=== What you will do ===
Everything in the listing except the pictures should be written out exactly.

=== Dataset excerpts ===
## start
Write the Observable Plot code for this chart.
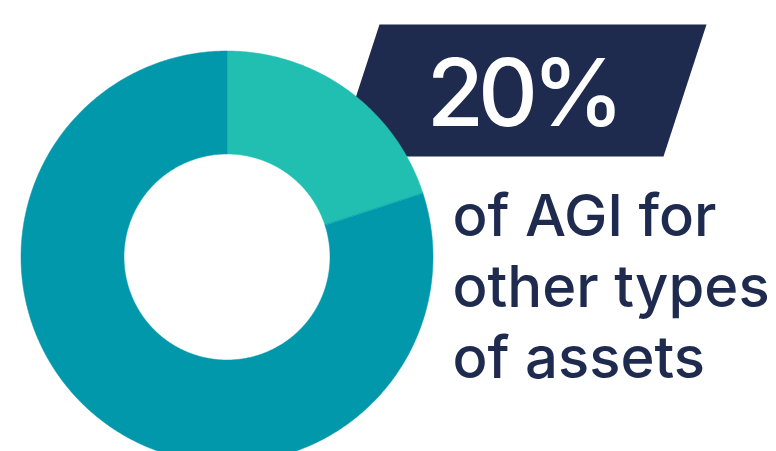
<!DOCTYPE html>
<html><head><meta charset="utf-8">
<script src="https://cdn.jsdelivr.net/npm/d3@7"></script>
<script src="https://cdn.jsdelivr.net/npm/@observablehq/plot@0.6"></script>
<style>html,body{margin:0;padding:0;background:#fff;overflow:hidden}</style>
</head><body><div id="chart"></div>
<script>
// Data
const categories = ["Other types of assets", "Remaining AGI"];
const shares = [20, 80];
const headline = "20%";
const captionLines = ["of AGI for", "other types", "of assets"];

const colors = {"Other types of assets": "#20bfb1", "Remaining AGI": "#0298ac"};

// Layout (pixels)
const W = 776, H = 451;
const cx = 226.5, cy = 256.5, rOuter = 206, rInner = 103;

// Build donut ring polygons from shares
const total = d3.sum(shares);
let acc = 0;
const ringPts = [];
categories.forEach((c, i) => {
  const a0 = acc / total * 2 * Math.PI;
  acc += shares[i];
  const a1 = acc / total * 2 * Math.PI;
  const n = Math.max(8, Math.ceil((a1 - a0) / 0.01));
  const pts = [];
  for (let k = 0; k <= n; k++) { const a = a0 + (a1 - a0) * k / n; pts.push([cx + rOuter * Math.sin(a), cy - rOuter * Math.cos(a)]); }
  for (let k = n; k >= 0; k--) { const a = a0 + (a1 - a0) * k / n; pts.push([cx + rInner * Math.sin(a), cy - rInner * Math.cos(a)]); }
  pts.forEach(([x, y], j) => ringPts.push({cat: c, x, y, j}));
});

// Banner parallelogram
const banner = [
  {x: 379, y: 24}, {x: 706, y: 24}, {x: 663, y: 156}, {x: 336, y: 156}
];

const chart = Plot.plot({
  width: W, height: H,
  margin: 0,
  x: {domain: [0, W], range: [0, W], axis: null},
  y: {domain: [0, H], range: [0, H], axis: null},
  color: {domain: categories, range: categories.map(c => colors[c])},
  marks: [
    Plot.line(banner, {x: "x", y: "y", fill: "#1e2b4f", stroke: "none", curve: "linear-closed"}),
    Plot.line(ringPts, {x: "x", y: "y", z: "cat", fill: "cat", stroke: "cat", strokeWidth: 0.5, curve: "linear-closed"}),
    Plot.text([headline], {x: [522], y: [125], text: d => d, fill: "white", fontSize: 93, fontWeight: 500, lineAnchor: "bottom", textAnchor: "middle", fontFamily: "Inter"}),
    Plot.text(captionLines, {x: [452, 452, 452], y: [235, 306, 377], text: d => d, fill: "#1e2b4f", fontSize: 58, fontWeight: 500, lineAnchor: "bottom", textAnchor: "start", fontFamily: "Inter"})
  ]
});
chart.querySelectorAll("text").forEach(t => { if (t.textContent === headline) t.setAttribute("letter-spacing", "-6"); });
document.getElementById("chart").appendChild(chart);
</script>
</body></html>
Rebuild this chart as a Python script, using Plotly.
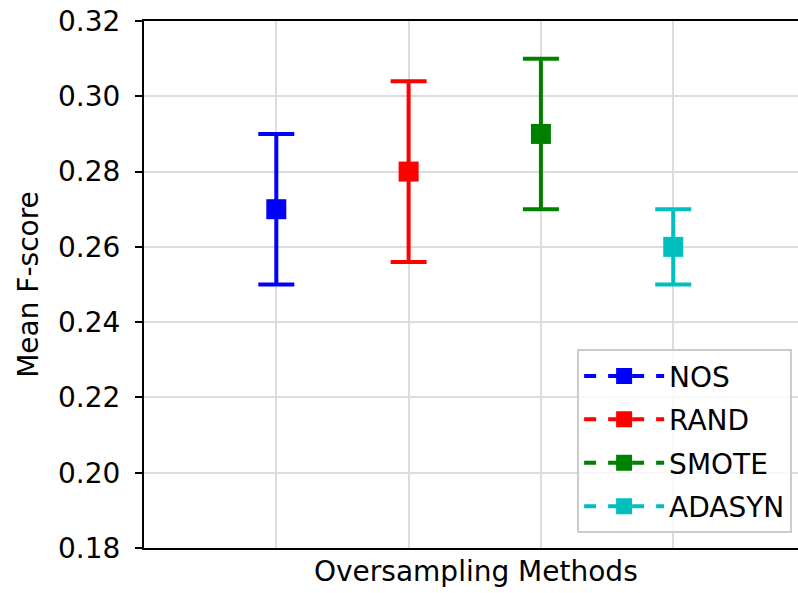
## end
=== The solution ===
Write the Observable Plot code for this chart.
<!DOCTYPE html>
<html><head><meta charset="utf-8">
<script src="https://cdn.jsdelivr.net/npm/d3@7"></script>
<script src="https://cdn.jsdelivr.net/npm/@observablehq/plot@0.6"></script>
<style>html,body{margin:0;padding:0;background:#fff;overflow:hidden}</style>
</head><body><div id="chart"></div>
<script>
// Data
const categories = ["Other types of assets", "Remaining AGI"];
const shares = [20, 80];
const headline = "20%";
const captionLines = ["of AGI for", "other types", "of assets"];

const colors = {"Other types of assets": "#20bfb1", "Remaining AGI": "#0298ac"};

// Layout (pixels)
const W = 776, H = 451;
const cx = 226.5, cy = 256.5, rOuter = 206, rInner = 103;

// Build donut ring polygons from shares
const total = d3.sum(shares);
let acc = 0;
const ringPts = [];
categories.forEach((c, i) => {
  const a0 = acc / total * 2 * Math.PI;
  acc += shares[i];
  const a1 = acc / total * 2 * Math.PI;
  const n = Math.max(8, Math.ceil((a1 - a0) / 0.01));
  const pts = [];
  for (let k = 0; k <= n; k++) { const a = a0 + (a1 - a0) * k / n; pts.push([cx + rOuter * Math.sin(a), cy - rOuter * Math.cos(a)]); }
  for (let k = n; k >= 0; k--) { const a = a0 + (a1 - a0) * k / n; pts.push([cx + rInner * Math.sin(a), cy - rInner * Math.cos(a)]); }
  pts.forEach(([x, y], j) => ringPts.push({cat: c, x, y, j}));
});

// Banner parallelogram
const banner = [
  {x: 379, y: 24}, {x: 706, y: 24}, {x: 663, y: 156}, {x: 336, y: 156}
];

const chart = Plot.plot({
  width: W, height: H,
  margin: 0,
  x: {domain: [0, W], range: [0, W], axis: null},
  y: {domain: [0, H], range: [0, H], axis: null},
  color: {domain: categories, range: categories.map(c => colors[c])},
  marks: [
    Plot.line(banner, {x: "x", y: "y", fill: "#1e2b4f", stroke: "none", curve: "linear-closed"}),
    Plot.line(ringPts, {x: "x", y: "y", z: "cat", fill: "cat", stroke: "cat", strokeWidth: 0.5, curve: "linear-closed"}),
    Plot.text([headline], {x: [522], y: [125], text: d => d, fill: "white", fontSize: 93, fontWeight: 500, lineAnchor: "bottom", textAnchor: "middle", fontFamily: "Inter"}),
    Plot.text(captionLines, {x: [452, 452, 452], y: [235, 306, 377], text: d => d, fill: "#1e2b4f", fontSize: 58, fontWeight: 500, lineAnchor: "bottom", textAnchor: "start", fontFamily: "Inter"})
  ]
});
chart.querySelectorAll("text").forEach(t => { if (t.textContent === headline) t.setAttribute("letter-spacing", "-6"); });
document.getElementById("chart").appendChild(chart);
</script>
</body></html>
Rebuild this chart as a Python script, using Plotly.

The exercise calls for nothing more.